To solve the Schrödinger equation, we expand the radial part $R_{n_{\xi_{i}}l_{\xi_{i}}}(\mathbf{\xi_{i}})$ of spatial wave function $\phi(\xi_{i})$ with a series of harmonic oscillator functions Liu:2019vtx :

$$R_{n_{\xi_{i}}l_{\xi_{i}}}(\xi_{i})=\sum_{\ell=1}^{n}\mathcal{C}_{\xi_{i}\ell}~{}\phi_{n_{\xi_{i}}l_{\xi_{i}}}(d_{\xi_{i}\ell},\xi_{i}),$$

(3)

with

$\displaystyle\phi_{n_{\xi_{i}}l_{\xi_{i}}}(d_{\xi_{i}\ell},\mbox{\boldmath$\xi$\unboldmath}_{i})$

$\displaystyle=\left(\frac{1}{d_{\xi_{i}\ell}}\right)^{\frac{3}{2}}\Bigg{[}\frac{2^{l_{\xi_{i}}+2}}{(2l_{\xi_{i}}+1)!!\sqrt{\pi}}\Bigg{]}^{\frac{1}{2}}\left(\frac{\xi_{i}}{d_{\xi_{i}\ell}}\right)^{l_{\xi_{i}}}e^{-\frac{1}{2}\left(\frac{\xi_{i}}{d_{\xi_{i}\ell}}\right)^{2}}.$

(4)

The parameter $d_{\xi\ell}$ can be related to the harmonic oscillator frequency $\omega_{\xi\ell}$ with $1/d^{2}_{\xi\ell}=M_{\xi}\omega_{\xi\ell}$. For $T_{(4Q)}$ the reduced masses $M_{\xi_{i}}=m_{Q}$. On the other hand, the harmonic oscillator frequency $\omega_{\xi_{i}\ell}$ can be related to the harmonic oscillator stiffness factor $K_{\ell}$ with $\omega_{\xi_{i}\ell}=\sqrt{3K_{\ell}/M_{\xi_{i}}}$. Then, one has $d_{\xi_{i}\ell}=d_{\ell}=(3m_{Q}K_{\ell})^{-1/4}$. The oscillator length $d_{\ell}$ is set to be

$$d_{\ell}=d_{1}a^{\ell-1}\ \ \ (\ell=1,...,n),$$

(5)

where $n$ is the number of harmonic oscillator functions, and $a$ is the ratio coefficient. There are three parameters $\{d_{1},d_{n},n\}$ to be determined through the variation method. It is found that with the parameter sets {0.068 fm, 2.711 fm, 15} and {0.050 fm, 2.016 fm, 15} for the $cc\bar{c}\bar{c}$ and $bb\bar{b}\bar{b}$ systems, we can obtain stable solutions.

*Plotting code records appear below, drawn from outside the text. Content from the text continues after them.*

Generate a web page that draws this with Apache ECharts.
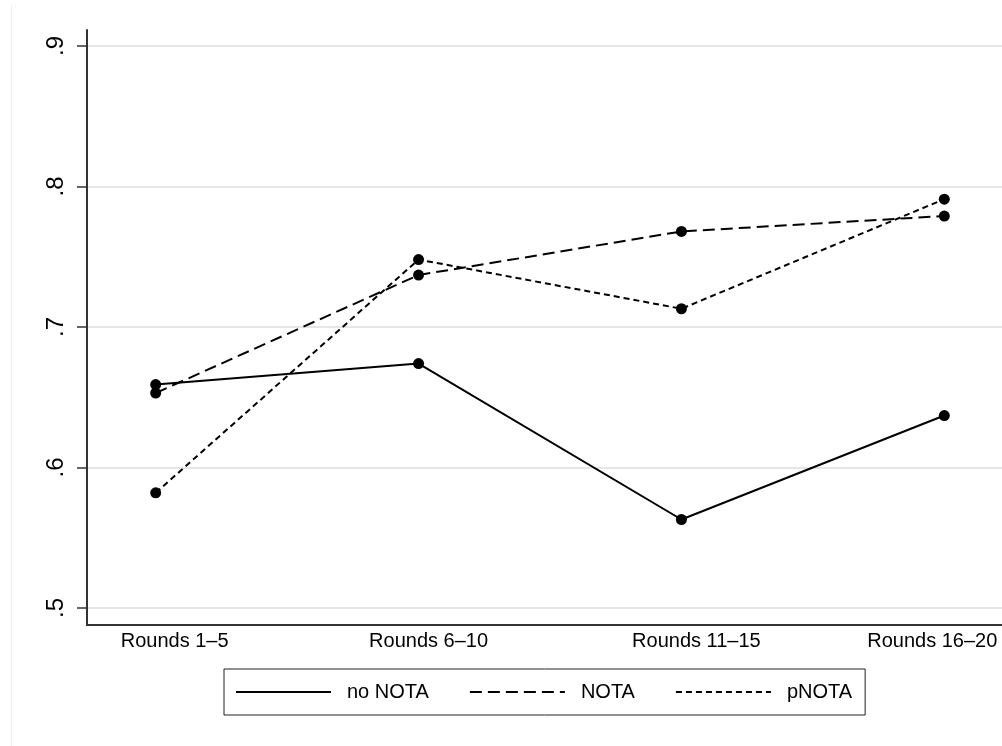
<!DOCTYPE html>
<html>
<head>
<meta charset="utf-8">
<script src="https://cdn.jsdelivr.net/npm/echarts@6/dist/echarts.min.js"></script>
<style>
html,body{margin:0;padding:0;background:#fff;}
#chart{width:1002px;height:746px;}
</style>
</head>
<body>
<div id="chart"></div>
<script>
const categories = ['Rounds 1\u20135', 'Rounds 6\u201310', 'Rounds 11\u201315', 'Rounds 16\u201320'];
const categoryPositions = [1, 2, 3, 4];
const seriesNames = ['no NOTA', 'NOTA', 'pNOTA'];
const noNOTA = [0.659, 0.674, 0.563, 0.637];
const nota = [0.653, 0.737, 0.768, 0.779];
const pNOTA = [0.582, 0.748, 0.713, 0.791];
const yTickValues = [0.5, 0.6, 0.7, 0.8, 0.9];
const yTickLabels = ['.5', '.6', '.7', '.8', '.9'];

const FONT = 'Liberation Sans, Arial, Helvetica, sans-serif';
const AXIS_COLOR = '#333';

function pairs(vals) { return categoryPositions.map((x, i) => [x, vals[i]]); }

// per-label horizontal nudges (px) to mimic original label placement
const labelShift = [19, 10, 15, -12];
const rich = {};
labelShift.forEach((s, i) => {
  rich['l' + i] = {
    fontFamily: FONT, fontSize: 20, color: '#000',
    padding: s >= 0 ? [0, 0, 0, 2 * s] : [0, -2 * s, 0, 0]
  };
});

const chart = echarts.init(document.getElementById('chart'), null, {renderer: 'canvas'});
const lineStyles = [
  {type: 'solid', width: 2},
  {type: [12, 6], width: 2},
  {type: [6, 4], width: 2}
];
const datasets = [noNOTA, nota, pNOTA];

chart.setOption({
  backgroundColor: '#fff',
  animation: false,
  grid: {left: 87, right: 0, top: 30, bottom: 121, containLabel: false},
  xAxis: {
    type: 'value',
    min: 0.7387,
    max: 4.2195,
    axisLine: {show: true, onZero: false, lineStyle: {color: AXIS_COLOR, width: 2}},
    axisTick: {show: false},
    splitLine: {show: false},
    axisLabel: {
      customValues: categoryPositions,
      margin: 6,
      formatter: function (v) {
        const i = categoryPositions.indexOf(v);
        return i < 0 ? '' : '{l' + i + '|' + categories[i] + '}';
      },
      rich: rich
    }
  },
  yAxis: {
    type: 'value',
    min: 0.4879,
    max: 0.9114,
    axisLine: {show: true, lineStyle: {color: AXIS_COLOR, width: 2}},
    axisTick: {show: true, length: 10, customValues: yTickValues, lineStyle: {color: AXIS_COLOR, width: 1.5}},
    splitLine: {show: true, lineStyle: {color: '#e6e6e6', width: 2}},
    axisLabel: {
      customValues: yTickValues,
      rotate: 90,
      margin: 19,
      fontFamily: FONT,
      fontSize: 24,
      color: '#000',
      formatter: function (v) {
        const i = yTickValues.findIndex(t => Math.abs(t - v) < 1e-6);
        return i < 0 ? '' : yTickLabels[i];
      }
    }
  },
  legend: {
    show: true,
    left: 224,
    top: 669,
    orient: 'horizontal',
    data: seriesNames,
    itemWidth: 95,
    itemHeight: 20,
    itemGap: 40,
    padding: [13, 13, 13, 11],
    borderColor: '#222',
    borderWidth: 1,
    itemStyle: {opacity: 0},
    textStyle: {fontFamily: FONT, fontSize: 20, color: '#000', padding: [0, 0, 0, 11]}
  },
  graphic: [{
    type: 'line',
    shape: {x1: 11.5, y1: 5, x2: 11.5, y2: 746},
    style: {stroke: '#f0f0f0', lineWidth: 1},
    silent: true
  }],
  series: seriesNames.map((name, i) => ({
    name: name,
    type: 'line',
    data: pairs(datasets[i]),
    symbol: 'circle',
    symbolSize: 11,
    color: '#000',
    itemStyle: {color: '#000'},
    lineStyle: Object.assign({color: '#000'}, lineStyles[i]),
    z: 3 - i
  }))
});
</script>
</body>
</html>
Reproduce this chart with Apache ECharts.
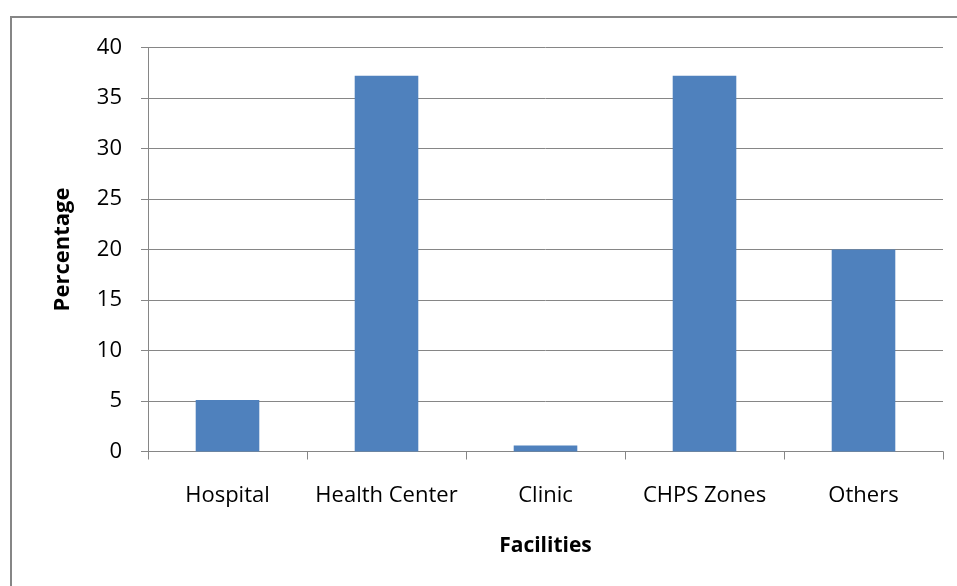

By using the spectrum obtained from NRPQM, we further evaluate the fall-apart decays of the $T_{(4Q)}$ states in a quark-exchange model Barnes:2000hu . The interactions $V_{ij}$ between inner quarks of final hadrons $B$ and $C$ may be the sources of the fall-apart decays of a $T_{(4Q)}$ state via the quark rearrangement. The decay amplitude $\mathcal{M}(A\to BC)$ of $T_{(4Q)}$ state is described by:

$$\mathcal{M}(A\to BC)=-\sqrt{(2\pi)^{3}}\sqrt{8M_{A}E_{B}E_{C}}\left\langle BC|\underset{i<j}{\sum}V_{ij}|A\right\rangle,$$

(6)

where $A$ stands for the initial tetraquark state, $BC$ stands for the final hadron pair. $M_{A}$ is the mass of the initial state, and $E_{B}$ and $E_{C}$ are the energies of the final states $B$ and $C$, respectively. The decay width $\Gamma$ of $A\to BC$ can be described by:

$\displaystyle\Gamma$

$\displaystyle=$

$\displaystyle\frac{1}{2J_{A}+1}\frac{|\boldsymbol{p}|}{8\pi M_{A}^{2}}\left|\mathcal{M}(A\to BC)\right|^{2},$

(7)

where $|\boldsymbol{p}|$ is magnitude of the momentum for the final states $B$ and $C$. The potentials $V_{ij}$ ($ij\neq 13,24$ or $ij\neq 14,23$) between inner quarks of final hadrons $B$ and $C$, as shown in Fig. 3, are taken the same as our mass calculations. The calculation of the decay amplitude for a $T_{(4Q)}$ state is indeed a tedious task, some details are given in the appendix. This model has been developed and applied to the study of the hidden-charm decay properties for the multiquark states in the literature Wang:2019spc ; Xiao:2019spy ; Wang:2020prk ; Han:2022fup ; Liu:2022hbk , and a lot of inspiring results are obtained. For simplicity, the wave functions of the $A,B,C$ hadron states are parametrized out in a single harmonic oscillator form by fitting the wave functions calculated from our potential model Liu:2019vtx ; Liu:2020lpw ; Liu:2021rtn . The harmonic oscillator parameters for the final meson states and initial tetraquark states are collected in Tables 4 and  5 of the appendix, respectively.